## Data excerpt:
_ _ _

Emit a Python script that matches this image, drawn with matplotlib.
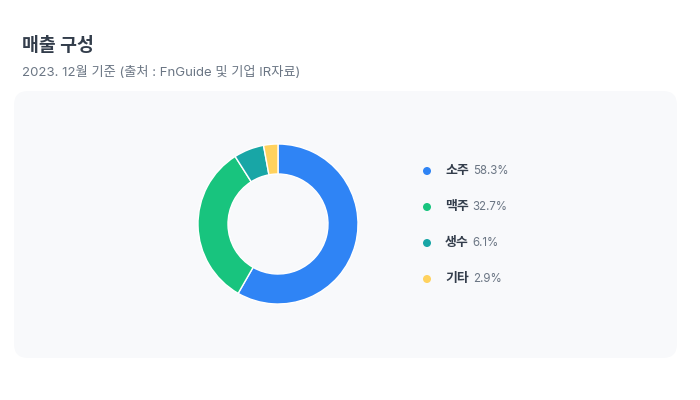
import matplotlib
matplotlib.use("Agg")
import matplotlib.pyplot as plt
from matplotlib.patches import FancyBboxPatch, Ellipse

plt.rcParams['font.family'] = ['Inter', 'Noto Sans CJK KR', 'DejaVu Sans']

title = "매출 구성"
subtitle = "2023. 12월 기준 (출처 : FnGuide 및 기업 IR자료)"
categories = ["소주", "맥주", "생수", "기타"]
values = [58.3, 32.7, 6.1, 2.9]
value_labels = ["58.3%", "32.7%", "6.1%", "2.9%"]
colors = ["#2f84f5", "#18c47e", "#18a6a6", "#ffd25e"]

W, H = 700, 400
fig = plt.figure(figsize=(7, 4), dpi=100)
fig.patch.set_facecolor("white")

def fx(x):
    return x / W

def fy(y):
    return 1 - y / H

# panel
panel = FancyBboxPatch((fx(14), fy(358)), fx(677 - 14), (358 - 91) / H,
                       boxstyle="round,pad=0,rounding_size=0.02",
                       transform=fig.transFigure, facecolor="#f8f9fb",
                       edgecolor="none", mutation_aspect=W / H, zorder=-5)
fig.patches.append(panel)

fig.text(fx(22), fy(46), title, fontsize=13.2, fontweight="bold",
         color="#333d4b", va="center", ha="left")
fig.text(fx(22), fy(73), subtitle, fontsize=9.5, color="#6b7684",
         va="center", ha="left")

cx, cy, r = 278, 224, 80
ax = fig.add_axes([fx(cx - r), fy(cy + r), 2 * r / W, 2 * r / H], zorder=5)
ax.patch.set_alpha(0)
ax.pie(values, colors=colors, startangle=90, counterclock=False, radius=1,
       wedgeprops=dict(width=0.375, edgecolor="white", linewidth=1))
ax.set_xlim(-1.0, 1.0)
ax.set_ylim(-1.0, 1.0)
ax.set_aspect("auto")
ax.axis("off")

fig.canvas.draw()
renderer = fig.canvas.get_renderer()
row_y = [171, 207, 243, 279]
for cat, vl, col, y in zip(categories, value_labels, colors, row_y):
    fig.patches.append(Ellipse((fx(427), fy(y)), 8 / W, 8 / H,
                               transform=fig.transFigure,
                               facecolor=col, edgecolor="none", zorder=6))
    t = fig.text(fx(445), fy(y), cat, fontsize=9.3, fontweight="bold",
                 color="#333d4b", va="center", ha="left")
    bb = t.get_window_extent(renderer)
    fig.text(bb.x1 / W + fx(4), fy(y), vl, fontsize=8.3, color="#6b7684",
             va="center", ha="left")

fig.savefig("out.png", dpi=100)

_ _ _

## Task instructions:
Everything from the first line of the listing above through the line that contains "return 1 - y / H" is to be restated word for word, minus the pictures.

## Response:
Emit a Python script that matches this image, drawn with matplotlib.
import matplotlib
matplotlib.use("Agg")
import matplotlib.pyplot as plt
from matplotlib.patches import FancyBboxPatch, Ellipse

plt.rcParams['font.family'] = ['Inter', 'Noto Sans CJK KR', 'DejaVu Sans']

title = "매출 구성"
subtitle = "2023. 12월 기준 (출처 : FnGuide 및 기업 IR자료)"
categories = ["소주", "맥주", "생수", "기타"]
values = [58.3, 32.7, 6.1, 2.9]
value_labels = ["58.3%", "32.7%", "6.1%", "2.9%"]
colors = ["#2f84f5", "#18c47e", "#18a6a6", "#ffd25e"]

W, H = 700, 400
fig = plt.figure(figsize=(7, 4), dpi=100)
fig.patch.set_facecolor("white")

def fx(x):
    return x / W

def fy(y):
    return 1 - y / H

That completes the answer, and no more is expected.